Lake Erie Chemical Co. brochure, pitching their weapons to police departments. City of Vancouver Archives, Series 197, 75-E-7, file 3.

Lake Erie Chemical Co. brochure. City of Vancouver Archives, Series 197, 75-E-7, file 3.

Lake Erie Chemical Co. brochure. City of Vancouver Archives, Series 197, 75-E-7, file 3.

In his history of the Great Depression, Pierre Berton describes some other tear gas moments in Canadian history that followed the Battle of Ballantyne Pier. In the Regina Riot, which crushed the On-to-Ottawa Trek less than two weeks after the Battle of Ballantyne Pier, protesters threw tear gas canisters back at police. This wouldn’t have been possible if police used Lake Erie’s throwback-proof Jumper-Repeater Instantaneous Chemical Warfare Gas Candles. This is what police in Vancouver used to clear the Art Gallery and Post Office of unemployed sit-downers in 1938, according to Berton.

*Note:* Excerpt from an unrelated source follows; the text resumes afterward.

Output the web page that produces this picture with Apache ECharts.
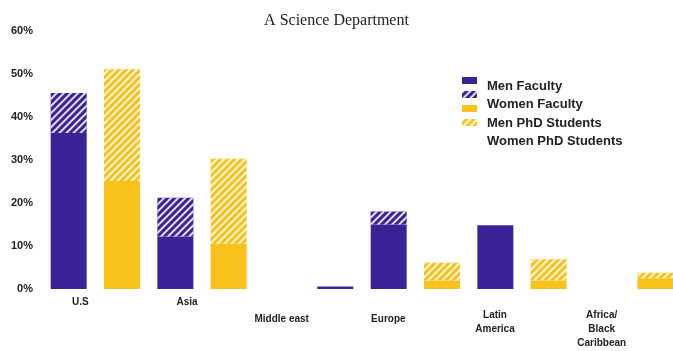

During the 1937 auto worker strikes in Ontario, Premier Hepburn was in possession of the same Lake Erie brochures Colonel Foster consulted two years earlier. 

Jumper-Repeater

Lake Erie Chemical Co. brochure. City of Vancouver Archives, series 197, 75-E-7, file 3.

As violent as the Battle of Ballantyne Pier was, it was not as bloody as the American strike the year before. Although the Vancouver strike was eventually defeated, longshoremen in both countries continued to organize, and eventually formed into the International Longshore and Warehouse Union (ILWU) under the leadership of an Australian Communist named Harry Bridges

Tear gas has since become a mainstay in the police arsenal, along with other “less lethal” weapons such as tasers and pepper spray, as well as the VPD’s latest aquisition, an MRAD sonic gun that doubles as a public address system. In light of controversies over the use of tasers, the zealous use of pepper spray at the APEC conference, and the massive tear gassing of protesters at the Summit of the Americas in Quebec City, it will be interesting to see what weaponry police in Vancouver will favour for crowd control and demonstrations during the 2010 Olympics.